What is being asked> Omit all images, then repeat exactly the lines below from the one containing "Recreate this image" through the one containing "d3.scaleLinear().domain([0, 16]).range([plotBottom, plotTop]);", both ends included.

Stored records
>> begin
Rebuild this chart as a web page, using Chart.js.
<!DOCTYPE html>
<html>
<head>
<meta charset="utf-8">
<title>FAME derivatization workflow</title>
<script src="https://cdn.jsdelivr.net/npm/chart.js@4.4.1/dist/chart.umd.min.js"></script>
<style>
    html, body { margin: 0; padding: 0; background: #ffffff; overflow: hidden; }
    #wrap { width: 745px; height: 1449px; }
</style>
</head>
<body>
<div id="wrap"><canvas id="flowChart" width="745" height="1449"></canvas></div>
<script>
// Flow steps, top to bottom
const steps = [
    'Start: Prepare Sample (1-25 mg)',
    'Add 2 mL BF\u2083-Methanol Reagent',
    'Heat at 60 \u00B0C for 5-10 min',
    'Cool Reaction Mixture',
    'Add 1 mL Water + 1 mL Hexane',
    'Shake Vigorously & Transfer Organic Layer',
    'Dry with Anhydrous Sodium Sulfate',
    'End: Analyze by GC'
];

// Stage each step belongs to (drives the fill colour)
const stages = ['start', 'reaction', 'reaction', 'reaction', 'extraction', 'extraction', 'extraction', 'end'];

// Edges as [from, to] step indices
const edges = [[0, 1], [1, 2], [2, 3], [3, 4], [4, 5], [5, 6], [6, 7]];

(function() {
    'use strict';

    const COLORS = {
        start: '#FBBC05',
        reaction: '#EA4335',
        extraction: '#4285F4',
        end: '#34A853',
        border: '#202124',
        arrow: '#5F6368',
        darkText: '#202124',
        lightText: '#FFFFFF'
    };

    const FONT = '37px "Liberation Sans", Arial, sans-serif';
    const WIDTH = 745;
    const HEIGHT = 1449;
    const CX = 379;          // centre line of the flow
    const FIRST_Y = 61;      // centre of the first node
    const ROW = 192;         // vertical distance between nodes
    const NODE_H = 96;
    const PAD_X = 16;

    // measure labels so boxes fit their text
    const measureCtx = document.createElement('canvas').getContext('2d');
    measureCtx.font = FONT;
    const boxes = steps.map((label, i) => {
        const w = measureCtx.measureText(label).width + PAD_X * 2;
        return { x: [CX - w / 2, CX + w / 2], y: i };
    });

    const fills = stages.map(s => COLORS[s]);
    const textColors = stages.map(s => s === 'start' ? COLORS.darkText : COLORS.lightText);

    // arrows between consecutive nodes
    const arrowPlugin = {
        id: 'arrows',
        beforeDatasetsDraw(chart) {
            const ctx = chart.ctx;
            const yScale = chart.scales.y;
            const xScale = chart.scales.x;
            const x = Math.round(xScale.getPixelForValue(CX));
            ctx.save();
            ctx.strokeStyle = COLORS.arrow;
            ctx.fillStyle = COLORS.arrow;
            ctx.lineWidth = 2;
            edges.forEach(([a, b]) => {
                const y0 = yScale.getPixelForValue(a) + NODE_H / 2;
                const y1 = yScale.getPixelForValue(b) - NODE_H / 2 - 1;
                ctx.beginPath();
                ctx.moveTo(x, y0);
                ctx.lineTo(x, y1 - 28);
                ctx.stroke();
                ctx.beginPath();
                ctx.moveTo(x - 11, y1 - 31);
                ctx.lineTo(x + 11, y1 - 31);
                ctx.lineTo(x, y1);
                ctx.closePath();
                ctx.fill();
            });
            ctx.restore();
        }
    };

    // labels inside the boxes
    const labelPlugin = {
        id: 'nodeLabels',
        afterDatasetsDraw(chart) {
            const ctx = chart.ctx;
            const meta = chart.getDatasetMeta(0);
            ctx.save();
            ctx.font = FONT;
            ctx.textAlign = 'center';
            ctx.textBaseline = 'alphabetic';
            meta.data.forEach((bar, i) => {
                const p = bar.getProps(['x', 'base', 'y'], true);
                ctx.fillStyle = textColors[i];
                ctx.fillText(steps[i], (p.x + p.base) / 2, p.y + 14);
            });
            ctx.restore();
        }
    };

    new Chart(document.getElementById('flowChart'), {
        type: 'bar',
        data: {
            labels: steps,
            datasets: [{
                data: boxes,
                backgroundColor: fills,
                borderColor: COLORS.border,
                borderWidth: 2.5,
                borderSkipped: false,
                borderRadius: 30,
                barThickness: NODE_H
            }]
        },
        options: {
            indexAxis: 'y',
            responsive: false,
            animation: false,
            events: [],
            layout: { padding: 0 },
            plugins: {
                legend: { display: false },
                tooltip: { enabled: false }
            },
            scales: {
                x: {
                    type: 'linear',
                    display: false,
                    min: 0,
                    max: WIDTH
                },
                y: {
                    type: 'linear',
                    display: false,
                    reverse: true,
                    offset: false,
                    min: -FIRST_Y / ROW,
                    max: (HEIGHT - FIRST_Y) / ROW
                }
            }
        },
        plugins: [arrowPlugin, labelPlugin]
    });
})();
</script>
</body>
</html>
>> end
>> begin
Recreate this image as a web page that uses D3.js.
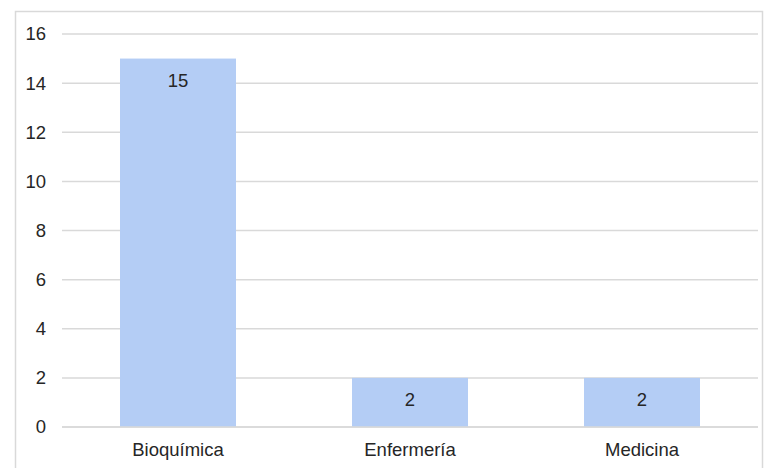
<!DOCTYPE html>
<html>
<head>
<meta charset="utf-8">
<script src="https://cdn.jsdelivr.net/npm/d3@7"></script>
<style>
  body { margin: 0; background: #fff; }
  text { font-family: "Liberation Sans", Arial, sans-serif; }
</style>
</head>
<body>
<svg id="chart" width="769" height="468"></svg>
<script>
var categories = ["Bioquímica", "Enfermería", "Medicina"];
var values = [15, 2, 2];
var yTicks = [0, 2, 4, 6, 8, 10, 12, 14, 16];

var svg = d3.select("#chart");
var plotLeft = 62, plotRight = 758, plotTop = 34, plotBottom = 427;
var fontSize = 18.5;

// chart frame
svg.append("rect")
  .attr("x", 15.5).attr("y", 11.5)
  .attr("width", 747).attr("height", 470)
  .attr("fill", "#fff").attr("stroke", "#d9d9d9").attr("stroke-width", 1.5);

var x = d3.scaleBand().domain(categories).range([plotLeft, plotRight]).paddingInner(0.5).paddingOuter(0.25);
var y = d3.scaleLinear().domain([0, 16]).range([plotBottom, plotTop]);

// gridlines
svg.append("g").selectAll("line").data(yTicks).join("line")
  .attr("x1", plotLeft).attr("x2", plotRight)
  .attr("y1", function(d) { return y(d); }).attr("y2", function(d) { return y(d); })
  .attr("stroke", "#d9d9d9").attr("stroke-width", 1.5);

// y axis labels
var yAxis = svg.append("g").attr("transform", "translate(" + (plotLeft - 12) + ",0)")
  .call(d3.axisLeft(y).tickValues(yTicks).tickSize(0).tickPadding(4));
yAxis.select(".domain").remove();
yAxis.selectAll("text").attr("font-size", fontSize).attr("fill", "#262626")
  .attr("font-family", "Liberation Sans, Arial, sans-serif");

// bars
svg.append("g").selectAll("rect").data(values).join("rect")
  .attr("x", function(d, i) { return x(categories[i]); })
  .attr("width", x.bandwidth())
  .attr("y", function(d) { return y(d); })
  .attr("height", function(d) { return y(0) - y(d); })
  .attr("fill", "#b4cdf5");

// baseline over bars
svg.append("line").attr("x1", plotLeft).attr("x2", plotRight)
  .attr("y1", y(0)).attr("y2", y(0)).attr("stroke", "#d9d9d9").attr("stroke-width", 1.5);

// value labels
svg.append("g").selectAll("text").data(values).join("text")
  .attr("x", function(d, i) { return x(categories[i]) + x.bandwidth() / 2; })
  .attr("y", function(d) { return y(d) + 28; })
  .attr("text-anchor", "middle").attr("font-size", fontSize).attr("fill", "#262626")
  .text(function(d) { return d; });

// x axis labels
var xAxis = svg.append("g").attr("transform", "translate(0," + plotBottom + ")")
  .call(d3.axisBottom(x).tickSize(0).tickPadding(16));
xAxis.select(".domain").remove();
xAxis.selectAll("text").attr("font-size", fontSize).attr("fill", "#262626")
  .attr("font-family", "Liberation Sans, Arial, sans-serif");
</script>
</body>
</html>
>> end
Answer to this exercise>
Recreate this image as a web page that uses D3.js.
<!DOCTYPE html>
<html>
<head>
<meta charset="utf-8">
<script src="https://cdn.jsdelivr.net/npm/d3@7"></script>
<style>
  body { margin: 0; background: #fff; }
  text { font-family: "Liberation Sans", Arial, sans-serif; }
</style>
</head>
<body>
<svg id="chart" width="769" height="468"></svg>
<script>
var categories = ["Bioquímica", "Enfermería", "Medicina"];
var values = [15, 2, 2];
var yTicks = [0, 2, 4, 6, 8, 10, 12, 14, 16];

var svg = d3.select("#chart");
var plotLeft = 62, plotRight = 758, plotTop = 34, plotBottom = 427;
var fontSize = 18.5;

// chart frame
svg.append("rect")
  .attr("x", 15.5).attr("y", 11.5)
  .attr("width", 747).attr("height", 470)
  .attr("fill", "#fff").attr("stroke", "#d9d9d9").attr("stroke-width", 1.5);

var x = d3.scaleBand().domain(categories).range([plotLeft, plotRight]).paddingInner(0.5).paddingOuter(0.25);
var y = d3.scaleLinear().domain([0, 16]).range([plotBottom, plotTop]);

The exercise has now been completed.